Institutions are not going away, and I am not arguing for their demise.  They constitute the structure and fabric of our culture.  I am making the point that money and image driven value systems dominated by males who honor "winning is not everything, it is the only thing" or to paraphrase, "image is not everything, it is the only thing."  As for the boys, Jesus said, "even as you do it unto the least of these, you do it unto me."  I believe that what he meant was not just to be human, as we all are in our gifts and flaws all mixed together, but that he meant that to be truly human, one must be humanely human.  I also believe that humane humans remain a minority and a meaningful goal in life is to increase this number by insisting on becoming part of the minority.

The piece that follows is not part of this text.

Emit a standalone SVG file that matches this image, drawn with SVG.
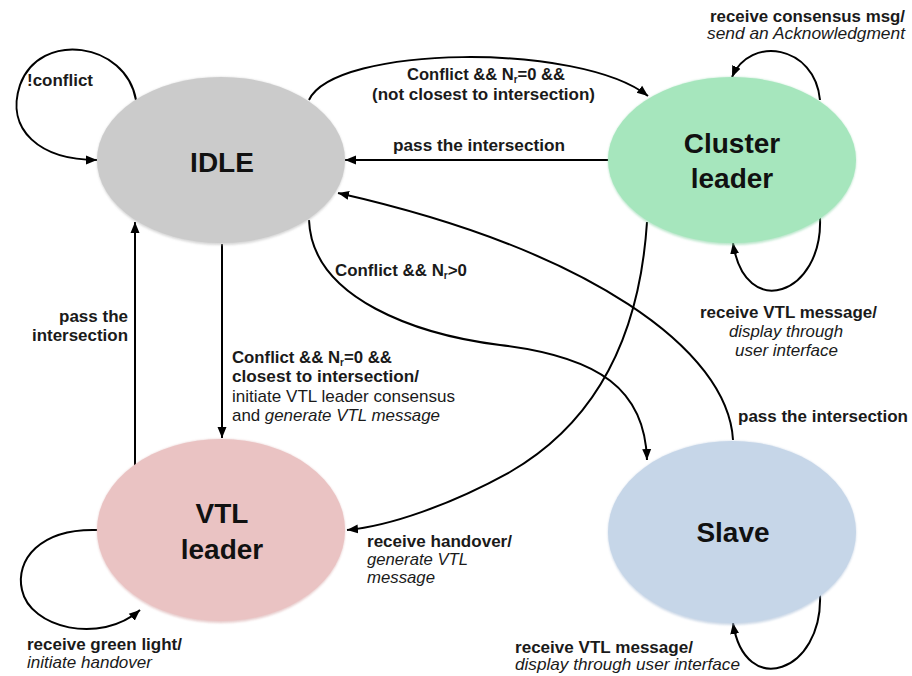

Finally, I must point out that I am sad -- especially for those boys -- who's ability to trust may be permanently impaired.  But I am also sad and disappointed in myself.  I bought the lie.  People would ask, when they saw my Penn State enthusiasm, if I had attended college there.  I didn't.  Over the years, I had developed a "tongue in cheek" rationale for my Penn State cheerleading.  I usually said that PSU symbolically represents the classic clash of good and evil.  So the good guys, dressed in blue and white (the color of the sky) operating out of Happy Valley in the beautiful Nittany mountains of central Pennsylvania, my home region and coached by "Saint Joe Paterno" fought valiantly against the likes of the "Crimson Tide, " the "Boilermakers," the "Wolverines," the "Badgers," not to mention the "Cornhuskers."  I bought the image that I created.  I fell for it hook, line and sinker.  So I was stunned when it turned out I had been mistaken about who was good and who was evil in my metaphor of the great cosmic clash.  Perhaps my petty regional hubris was a flaw; not necessarily a fatal one, but one that reminds me that I should know better. 


Addendum

Enantiodromia -- a term coined by Carl Jung, borrowing from the Greek, meaning simply -- anything pushed to its extreme becomes its opposite.